アルバは少し視線をさまよわせもしたが、ゆるやかに頭を振った。
「ないよ。僕は、この町にまだいたい。父さんから教わったことを、それからまだ髪を切ってほしいって願ってくれる人をおいて、外に行く気はしないよ」
父が動けなくなったというのなら、代わりに自分が動きたかった。父を超えられるとは決して思えなかったけれど、それでも数をこなせば近づけるのではないかと思った。

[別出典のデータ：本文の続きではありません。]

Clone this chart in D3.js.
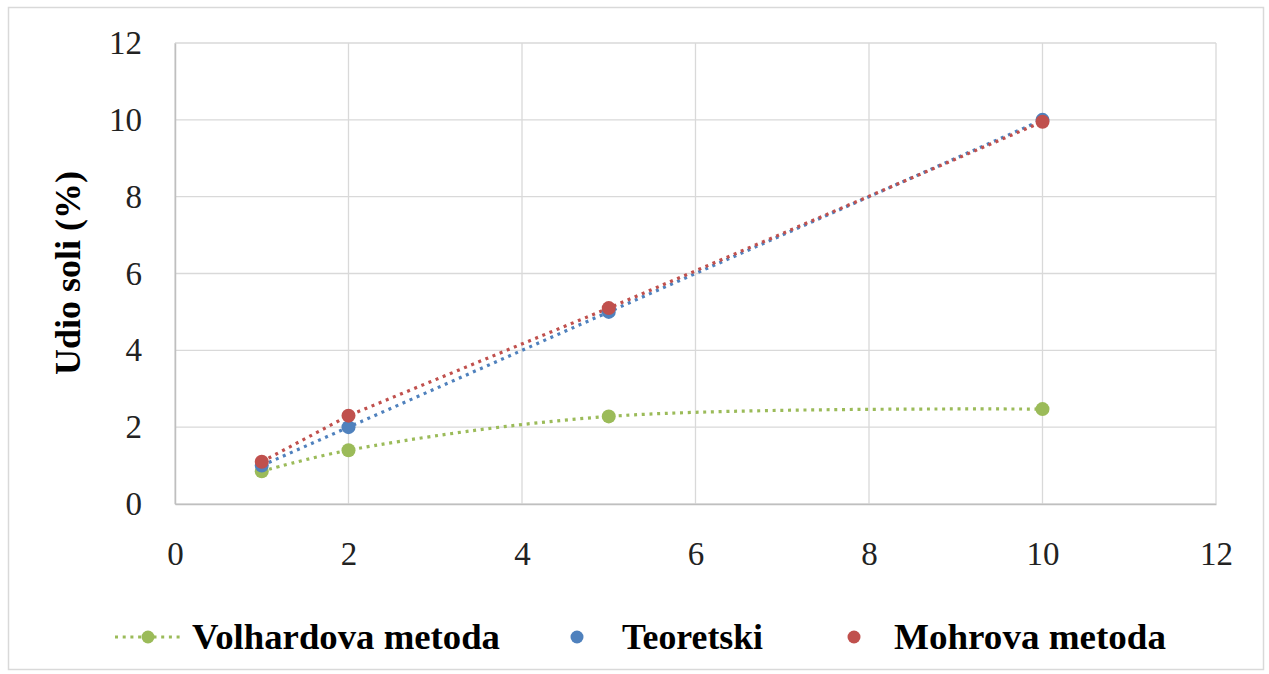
<!DOCTYPE html>
<html>
<head>
<meta charset="utf-8">
<script src="https://cdn.jsdelivr.net/npm/d3@7"></script>
<style>
  body { margin: 0; background: #fff; }
  text { font-family: "Liberation Serif", "Times New Roman", serif; }
</style>
</head>
<body>
<div id="chart"></div>
<script>
// podaci
var xValues = [1, 2, 5, 10];
var volhard = [0.85, 1.4, 2.28, 2.47];
var teoretski = [1, 2, 5, 10];
var mohr = [1.1, 2.3, 5.1, 9.95];
var xTicks = [0, 2, 4, 6, 8, 10, 12];
var yTicks = [0, 2, 4, 6, 8, 10, 12];
var seriesNames = ["Volhardova metoda", "Teoretski", "Mohrova metoda"];

var W = 1269, H = 674;
var pLeft = 175, pRight = 1216, pTop = 43, pBottom = 504;

var svg = d3.select("#chart").append("svg")
  .attr("width", W).attr("height", H);

// okvir
svg.append("rect")
  .attr("x", 8.5).attr("y", 7.5)
  .attr("width", 1255).attr("height", 662)
  .attr("fill", "#fff").attr("stroke", "#d9d9d9").attr("stroke-width", 1.5);

var x = d3.scaleLinear().domain([0, 12]).range([pLeft, pRight]);
var y = d3.scaleLinear().domain([0, 12]).range([pBottom, pTop]);

// mreza
svg.append("g").selectAll("line").data(xTicks).join("line")
  .attr("x1", d => x(d)).attr("x2", d => x(d))
  .attr("y1", pTop).attr("y2", pBottom)
  .attr("stroke", "#d9d9d9").attr("stroke-width", 1.3);
svg.append("g").selectAll("line").data(yTicks).join("line")
  .attr("x1", pLeft).attr("x2", pRight)
  .attr("y1", d => y(d)).attr("y2", d => y(d))
  .attr("stroke", "#d9d9d9").attr("stroke-width", 1.3);

// osi
var yAxis = svg.append("g")
  .attr("transform", `translate(${pLeft},0)`)
  .call(d3.axisLeft(y).tickValues(yTicks).tickSize(0).tickPadding(33));
yAxis.select(".domain").attr("stroke", "#bfbfbf").attr("stroke-width", 1.5);
yAxis.selectAll("text").attr("font-size", 33)
  .attr("font-family", "Liberation Serif").attr("fill", "#222");

var xAxis = svg.append("g")
  .attr("transform", `translate(0,${pBottom})`)
  .call(d3.axisBottom(x).tickValues(xTicks).tickSize(0).tickPadding(38));
xAxis.select(".domain").attr("stroke", "#bfbfbf").attr("stroke-width", 1.5);
xAxis.selectAll("text").attr("font-size", 33)
  .attr("font-family", "Liberation Serif").attr("fill", "#222");

// naslov y osi
svg.append("text")
  .attr("transform", "translate(80,273) rotate(-90)")
  .attr("text-anchor", "middle")
  .attr("font-size", 36).attr("font-weight", "bold")
  .text("Udio soli (%)");

var series = [
  {name: seriesNames[0], values: volhard, color: "#9bbb59", curve: d3.curveCatmullRom.alpha(0.5)},
  {name: seriesNames[1], values: teoretski, color: "#4f81bd", curve: d3.curveLinear},
  {name: seriesNames[2], values: mohr, color: "#c0504d", curve: d3.curveLinear}
];

var line = d3.line().x(d => x(d[0])).y(d => y(d[1]));

series.forEach(function(s) {
  var pts = xValues.map((v, i) => [v, s.values[i]]);
  svg.append("path")
    .attr("d", line.curve(s.curve)(pts))
    .attr("fill", "none").attr("stroke", s.color)
    .attr("stroke-width", 3.2).attr("stroke-dasharray", "3 4.7");
});
series.forEach(function(s) {
  var pts = xValues.map((v, i) => [v, s.values[i]]);
  svg.append("g").selectAll("circle").data(pts).join("circle")
    .attr("cx", d => x(d[0])).attr("cy", d => y(d[1]))
    .attr("r", 7).attr("fill", s.color);
});

// legenda
var ly = 637;
var leg = svg.append("g");
leg.append("line").attr("x1", 115).attr("x2", 180).attr("y1", ly).attr("y2", ly)
  .attr("stroke", series[0].color).attr("stroke-width", 3.2).attr("stroke-dasharray", "3 4.7");
leg.append("circle").attr("cx", 148).attr("cy", ly).attr("r", 6.5).attr("fill", series[0].color);
leg.append("circle").attr("cx", 577).attr("cy", ly).attr("r", 6.5).attr("fill", series[1].color);
leg.append("circle").attr("cx", 854).attr("cy", ly).attr("r", 6.5).attr("fill", series[2].color);
var legX = [192, 622, 894];
var legW = [308, 141, 272];
seriesNames.forEach(function(n, i) {
  leg.append("text")
    .attr("x", legX[i]).attr("y", ly + 12)
    .attr("font-size", 36).attr("font-weight", "bold")
    .attr("textLength", legW[i]).attr("lengthAdjust", "spacingAndGlyphs")
    .text(n);
});
</script>
</body>
</html>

それを、少しは父も汲んだのだろうか。アルバの言葉に反対することはなく、ただひとつ、頷いた。
「お前の好きなようにやりなさい」
それを告げた父は、どこか満足したような、安心したような。アルバは一度も見たことのない、柔らかな表情をしていた。
*****
結果的に、町は患者を抱え続けることになった。当然、抱えきれるものではないのが誰の目からも明らかだった。
そのため、町は一つの方策を出した。
それが、眠れる住人の縁者すべてが合意したときにのみ、その者を安楽死にかける、というものだった。
当然のことながら、賛否両論の議論が繰り返された。アルバはただ髪を結い、整えながら、客の願いを聞きつつ話をして、全住民の投票日を待った。
それぞれの立場があった。アルバのように身内が眠れる住人になってしまった人、過去に薬を飲み、いつ目が覚めなくなるか不安を抱えた人。そしてそれだけの意見があった。
投票の結果、町の出した方針は町の決めた規則になった。
その後、父の病棟へ町の役人がやってきた。今眠り続けている母を、このまま生かしておくか、旅立たせてやるのか。それを尋ねに来たという。
アルバは父の方を見やる。願いを告げるなら父が先だと思ったし、アルバには決められない、とも思った。父は、本当に母のことを愛していた。
父はそのアイスブルーの瞳を伏せたまま、しばらく黙して語らなかった。もともと口数が多い方ではなかったが、こうして黙するのは大概、何を置いても伝えたいことがあるときだった。
「私の命が終わるときに、妻を一緒に連れて行かせてもらいたい」
役人が去ったあと、父はアルバへ謝罪を口にした。お前だけを置いていくことになる、と。
アルバはゆっくり頭を振った。
その一月後。父は母とともに旅立っていった。
アルバはそのまま、この眠れる住人達の町で髪結いを務めている。